User management: This includes basic provisioning, deprovisioning and visibility into user activity. For larger customers, you’ll likely be required to offer more grouping of users and roles.

Active integrations: You might be excited about a new integration, but some customers might not be and may want to block that integration from being used within their organization. Integrate away, but give admins control on what users within their organizations can use.

Privacy and security settings: This includes changing team membership, guest access, default privacy throughout the organization, SSO and password requirements.

Data export: This involves the ability to export data snapshots for the organization.

There is no single policy that works for all customers, and the goal is to provide the flexibility that IT admins need to define the defaults and policies for their team members.

For SaaS startups, differentiation is an iterative process

Build data isolation into your architecture

One of the key aspects of SaaS that makes it attractive — other than removing the operational burden from your customers — is multitenancy, because it makes your offering more efficient than each customer running your product on their own premises. As your customers become larger, there is an opportunity and stronger need to isolate customer data without giving up on the scalability, performance and security that comes from multitenancy.

Both these goals can be achieved by building compartments of various sorts while also sharing resources. The right compartmentalization can protect your customers from “noisy neighbor” performance problems, reduce the blast radius of failures, and significantly lower the amount of data exposure in case of a security breach.

Building your architecture to support data isolation between different customers can also help down the line if you decide to provide regional storage of data for particular customers (e.g., in a data center in the European Union). Building that capability might be hard, because of the automation required to manage separate data centers and the continuing need to maintain some amount of global data, but building isolation from the start will give you a leg up.
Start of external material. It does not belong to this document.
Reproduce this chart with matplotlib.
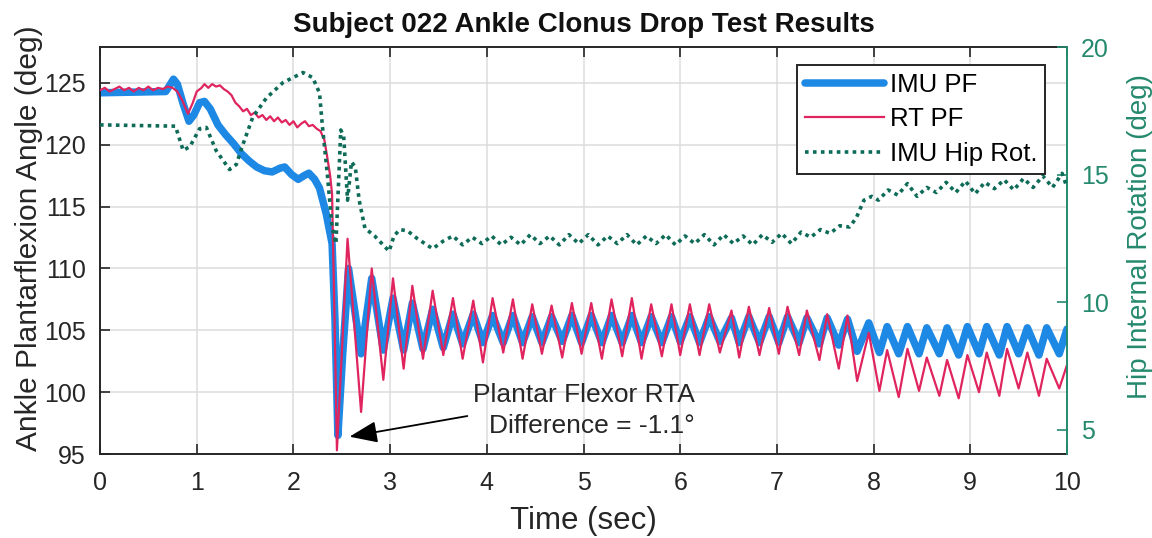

Support customers by interconnecting their data across applications

It’s important to think about how customers are using your product alongside the full ecosystem of products they’re using. According to Asana’s Anatomy of Work Index, the average worker switches between 10 apps 25 times per day. Your app will always be one of many. Your largest customers will find it easier to adopt your product if you build the capability to connect their favorite tools with your app through an open API and native integrations.

Enterprises are dealing with thousands of applications that their employees want to use, so connecting your product to other applications allows the value that you’re adding to be more accessible through more services. One way to start is by building an API early that allows your product to integrate with other apps to reduce data silos and the need to switch between apps constantly.

Then, engage your developer ecosystem so others can build on top of your product versus building these integrations yourself. For large organizations, there will be specific security needs (e.g., SIEM, audit logs, DLP) for customers to secure usage of your product.

Final takeaways

As companies grow, their security and reliability needs evolve. When working with large customers, having empathy for these needs will go a long way. IT admins have an obligation to control and protect their own data and minimize risk while getting the value you offer. They will be opinionated about their needs, but are often willing to discuss how their security and reliability goals can be met. While IT admins are a narrower audience, they are still your customers and should be given first-class treatment.

In addition, there is so much value you can glean from enterprise engagements when it comes to accelerating your product maturity. While it’s hard to prioritize asks from your largest customers, you’ll find that their collective feedback will pull your product roadmap in a specific direction.

As a rule of thumb, avoid building one-off features and functions that only benefit a single customer, and instead track the requests that you get and build once the trends and patterns become clear.